No tempo de estudante, havia a chamada quinta-feira santa. E era feriado. O que retenho daquele tempo são quatro compartimentos da memória: a satisfação do pequeno estudante por um feriado de quatro dias, já que havia a quinta-feira santa, em que a tradição cristã relembra da última ceia; os filmes da paixão e morte de Jesus Cristo, em que éramos iniciados na tradição cristã; as cestinhas de Páscoa com os coelhos e ovos de chocolate; e o bacalhau lá em casa, de quinta-feira a domingo. Eu não gostava de bacalhau. Era um drama.

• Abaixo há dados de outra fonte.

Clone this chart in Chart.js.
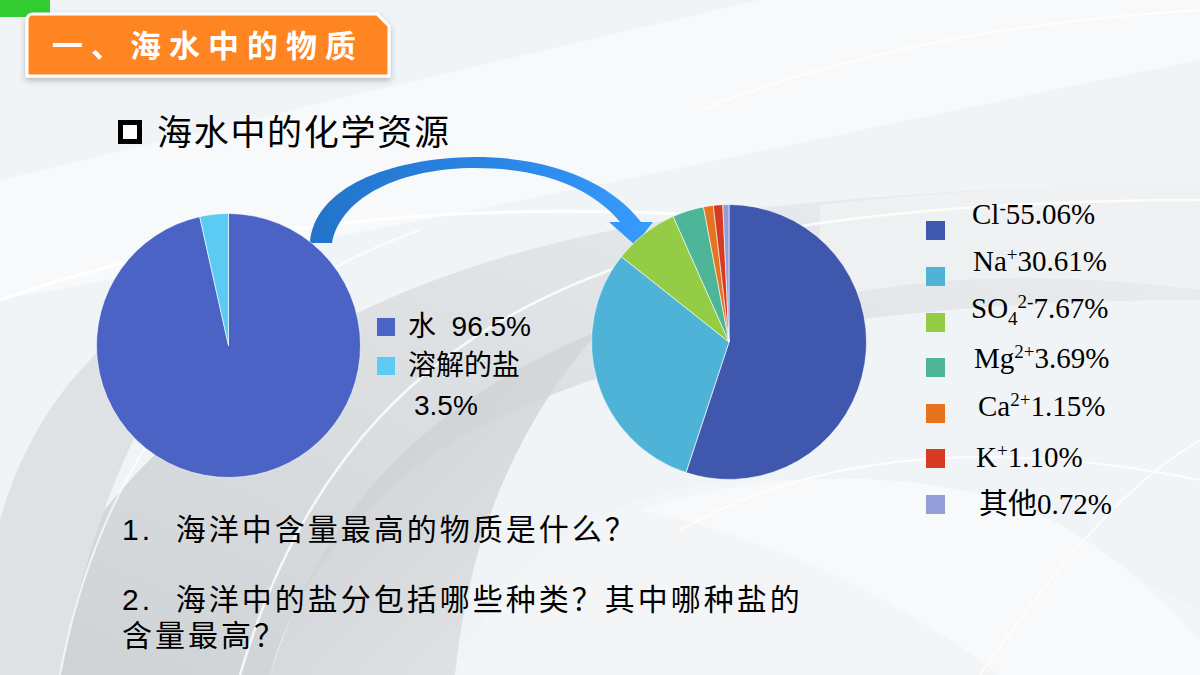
<!DOCTYPE html>
<html>
<head>
<meta charset="utf-8">
<script src="https://cdn.jsdelivr.net/npm/chart.js@4"></script>
<style>
  html, body { margin: 0; padding: 0; }
  body { width: 1200px; height: 675px; position: relative; overflow: hidden; background: #eef1f3;
         font-family: "Liberation Sans", "Noto Sans CJK SC", sans-serif; color: #000; }
  #bg { position: absolute; left: 0; top: 0; }
  .abs { position: absolute; white-space: nowrap; }
  #boxTitle { left: 52px; top: 22px; color: #fff; font: bold 31px "Noto Sans CJK SC"; letter-spacing: 8px; line-height: 44px; }
  #bullet { left: 118px; top: 120px; width: 14px; height: 14px; border: 5px solid #000; background: #fff; }
  #heading { left: 157px; top: 108px; font: 35px "Noto Sans CJK SC"; line-height: 44px; letter-spacing: 1.7px; }
  .q { font-size: 30px; line-height: 36px; letter-spacing: 3px; }
  .sw { position: absolute; width: 19px; height: 19px; }
  .lt { position: absolute; white-space: nowrap; font-size: 28px; line-height: 28px; }
  .rt { position: absolute; white-space: nowrap; font: 29px "Liberation Serif", "Noto Sans CJK SC", serif; line-height: 29px; }
  .rt sup { font-size: 19px; vertical-align: 10px; line-height: 0; }
  .rt sub { font-size: 19px; vertical-align: -7px; line-height: 0; }
  canvas { position: absolute; }
</style>
</head>
<body>
<svg id="bg" width="1200" height="675">
  <defs>
    <linearGradient id="gA" x1="0" y1="1" x2="1" y2="0">
      <stop offset="0" stop-color="#cfd2d5"/>
      <stop offset="0.5" stop-color="#dde0e3"/>
      <stop offset="1" stop-color="#eceef0"/>
    </linearGradient>
    <linearGradient id="gB" x1="0" y1="0" x2="1" y2="1">
      <stop offset="0" stop-color="#c4c7ca"/>
      <stop offset="1" stop-color="#e2e4e6"/>
    </linearGradient>
    <linearGradient id="gArrow" x1="0" y1="0" x2="1" y2="0">
      <stop offset="0" stop-color="#2373c9"/>
      <stop offset="0.55" stop-color="#2a86e6"/>
      <stop offset="1" stop-color="#379cff"/>
    </linearGradient>
    <filter id="sh" x="-10%" y="-10%" width="120%" height="140%">
      <feDropShadow dx="0" dy="3" stdDeviation="3" flood-color="#000" flood-opacity="0.25"/>
    </filter>
  </defs>
  <rect width="1200" height="675" fill="#f1f4f6"/>
  <path d="M0,180 C250,120 500,60 760,0 L1200,0 L1200,60 C900,120 600,190 0,300 Z" fill="#f7f9fa"/>
  <path d="M0,675 C120,430 320,270 700,215 C900,190 1080,185 1200,182 L1200,300 C920,300 640,330 440,450 C340,520 290,600 270,675 Z" fill="url(#gA)"/>
  <path d="M0,520 C40,380 140,280 330,235 C200,300 110,420 60,675 L0,675 Z" fill="#dfe2e5"/>
  <path d="M270,675 C320,520 410,410 600,330 C520,420 470,530 455,675 Z" fill="url(#gB)" opacity="0.85"/>
  <path d="M455,675 C520,520 660,470 820,480 C980,490 1100,560 1200,610 L1200,675 Z" fill="#f3f5f7"/>
  <path d="M640,510 C760,470 900,470 1000,500 C1100,530 1160,600 1200,640 L1200,675 L1000,675 C900,600 780,540 640,510 Z" fill="#ffffff" opacity="0.45"/>
  <path d="M820,300 C950,270 1080,275 1200,290 L1200,182 C1080,185 950,190 820,205 Z" fill="#f0f2f4" opacity="0.8"/>
  <path d="M0,300 C200,230 420,200 700,215" stroke="#ffffff" stroke-width="3" fill="none" opacity="0.9"/>
  <path d="M240,675 C300,470 420,330 640,260 C800,215 1000,200 1200,200" stroke="#ffffff" stroke-width="2.5" fill="none" opacity="0.8"/>
  <path d="M60,675 C100,460 220,300 420,230" stroke="#ffffff" stroke-width="2" fill="none" opacity="0.7"/>
  <path d="M700,110 C880,40 1050,20 1200,10" stroke="#ffffff" stroke-width="2" fill="none" opacity="0.8"/>
  <path d="M680,530 C820,450 1000,440 1200,480" stroke="#ffffff" stroke-width="2" fill="none" opacity="0.8"/>
  <path d="M980,675 C1060,560 1130,480 1200,440" stroke="#ffffff" stroke-width="2" fill="none" opacity="0.7"/>
  <rect x="0" y="0" width="50" height="17" fill="#33cc33"/>
  <path d="M33,14 L377,14 L389,26 L389,76 L27,76 L27,20 Q27,14 33,14 Z" fill="#ff8420" stroke="#ffffff" stroke-width="3" filter="url(#sh)"/>
  <path d="M310,243 C314,188 388,158 475,157 C556,157 613,185 641,222 L653,222 L635,245 L609,222 L620,222 C594,190 545,168 475,168 C402,168 341,196 332,243 Z" fill="url(#gArrow)"/>
</svg>

<div class="abs" id="boxTitle">一、海水中的物质</div>
<div class="abs" id="bullet"></div>
<div class="abs" id="heading">海水中的化学资源</div>

<canvas id="waterPie" width="265" height="265" style="left:96px; top:213px;"></canvas>
<canvas id="saltPie" width="276" height="276" style="left:591px; top:204px;"></canvas>

<div id="leftLegend"></div>
<div id="rightLegend"></div>

<div class="abs q" style="left:122px; top:512px;">1.&nbsp;&nbsp;海洋中含量最高的物质是什么？</div>
<div class="abs q" style="left:122px; top:582px;">2.&nbsp;&nbsp;海洋中的盐分包括哪些种类？其中哪种盐的</div>
<div class="abs q" style="left:122px; top:618px;">含量最高？</div>

<script>
// seawater composition
var waterLabels = ['水', '溶解的盐'];
var waterValues = [96.5, 3.5];
var waterColors = ['#4b63c5', '#5bcbf4'];

// dissolved salt ions
var ionNames = ['Cl', 'Na', 'SO4', 'Mg', 'Ca', 'K', '其他'];
var ionCharges = ['-', '+', '2-', '2+', '2+', '+', ''];
var ionValues = [55.06, 30.61, 7.67, 3.69, 1.15, 1.10, 0.72];
var ionColors = ['#3f58ae', '#4fb3d8', '#94cd45', '#4db598', '#e6731d', '#d63a22', '#959dd9'];

function pieChart(id, labels, values, colors) {
    return new Chart(document.getElementById(id), {
        type: 'pie',
        data: {
            labels: labels,
            datasets: [{
                data: values,
                backgroundColor: colors,
                borderColor: 'rgba(255,255,255,0.6)',
                borderWidth: 1
            }]
        },
        options: {
            responsive: false,
            animation: false,
            layout: { padding: 0 },
            plugins: {
                legend: { display: false },
                tooltip: { enabled: false }
            }
        }
    });
}

pieChart('waterPie', waterLabels, waterValues, waterColors);
pieChart('saltPie', ionNames, ionValues, ionColors);

/*left legend: squares + text*/
var leftBox = document.getElementById('leftLegend');
var leftSwatchTop = [318, 357];
leftSwatchTop.forEach(function (t, i) {
    var s = document.createElement('div');
    s.className = 'sw';
    s.style.left = '377px';
    s.style.top = t + 'px';
    s.style.width = '18px';
    s.style.height = '18px';
    s.style.background = waterColors[i];
    leftBox.appendChild(s);
});
var leftText = [
    [408, 313, waterLabels[0] + '&nbsp;&nbsp;' + waterValues[0] + '%'],
    [408, 352, waterLabels[1]],
    [414, 392, waterValues[1] + '%']
];
leftText.forEach(function (r) {
    var d = document.createElement('div');
    d.className = 'lt';
    d.style.left = r[0] + 'px';
    d.style.top = r[1] + 'px';
    d.innerHTML = r[2];
    leftBox.appendChild(d);
});

/*right legend*/
var rightBox = document.getElementById('rightLegend');
var swatchTops = [221, 267, 313, 358, 404, 449, 495];
var textX = [972, 973, 971, 974, 978, 976, 979];
var baselines = [224, 271, 318, 368, 416, 467, 514];
ionNames.forEach(function (n, i) {
    var s = document.createElement('div');
    s.className = 'sw';
    s.style.left = '926px';
    s.style.top = swatchTops[i] + 'px';
    s.style.background = ionColors[i];
    rightBox.appendChild(s);

    var name = n.replace('4', '<sub>4</sub>');
    var charge = ionCharges[i] ? '<sup>' + ionCharges[i] + '</sup>' : '';
    var d = document.createElement('div');
    d.className = 'rt';
    d.style.left = textX[i] + 'px';
    d.style.top = (baselines[i] - 24) + 'px';
    d.innerHTML = name + charge + ionValues[i].toFixed(2) + '%';
    rightBox.appendChild(d);
});
</script>
</body>
</html>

Mais tarde, passei a gostar.
Esta é a memória. Depois, aos poucos, fomos elaborando significados, e entendendo a Páscoa como a principal data cristã. Na Páscoa, é a hora da verdade. É quando a mensagem cristã se revela na sua essência, e ela causará contradições. A Páscoa é entendida como ressurreição. A palavra ressurreição é central no vocabulário da Páscoa, mas pode camuflar as revelações e intenções pascoais quando tomada em um sentido mais vago, genérico e sem maiores compromissos. Prefiro entendê-la como renascimento. Na prática, um renascimento é uma ressurreição, mas renascimento tem uma vantagem: todos sabemos o que é. A Páscoa traz a contradição maior com nosso tempo quando propõe: o renascimento é possível a qualquer um, a qualquer hora, em qualquer lugar.
Há outros componentes muito importantes na Sexta-Feira Santa e na Páscoa. Os ladrões na cruz, ao lado de Jesus, por exemplo. É, há ladrões nesta história. E para complicar ainda mais, para trazer a história para o nosso tempo, um deles inventou de "renascer", arrependendo-se. Renasceu na cruz, na undécima hora. E ganhou o perdão do Messias, o verdadeiro. O salvo-conduto de Cristo é inapelável: "Ainda hoje estarás comigo no paraíso." E o ladrão virou até santo: São Dimas.
Olha aí o desconforto, quando se vive em um tempo em que é popular, inclusive entre muitos autodeclarados cristãos, a noção de que bandido bom é bandido morto. Essa tese não se concilia com a prática cristã, pois nega a possibilidade de um renascimento. Ou se assume um caminho, ou se assume outro. Porque renascer é a essência da Páscoa. Nascer de novo, o que se viu literalmente com a ressurreição de Cristo, nos comunica esse simbolismo central. Em tempo, o ladrão cumpriu a pena, e sua vida pregressa levou-lhe à morte na cruz. Mas renasceu.
Ninguém está a defender que não se cumpram penas. Apenas se registra que o renascimento é possível a qualquer um, em qualquer lugar. Esse é o significado da Páscoa, que pode desnudar contradições terríveis. Goste-se ou não. É pegar ou largar.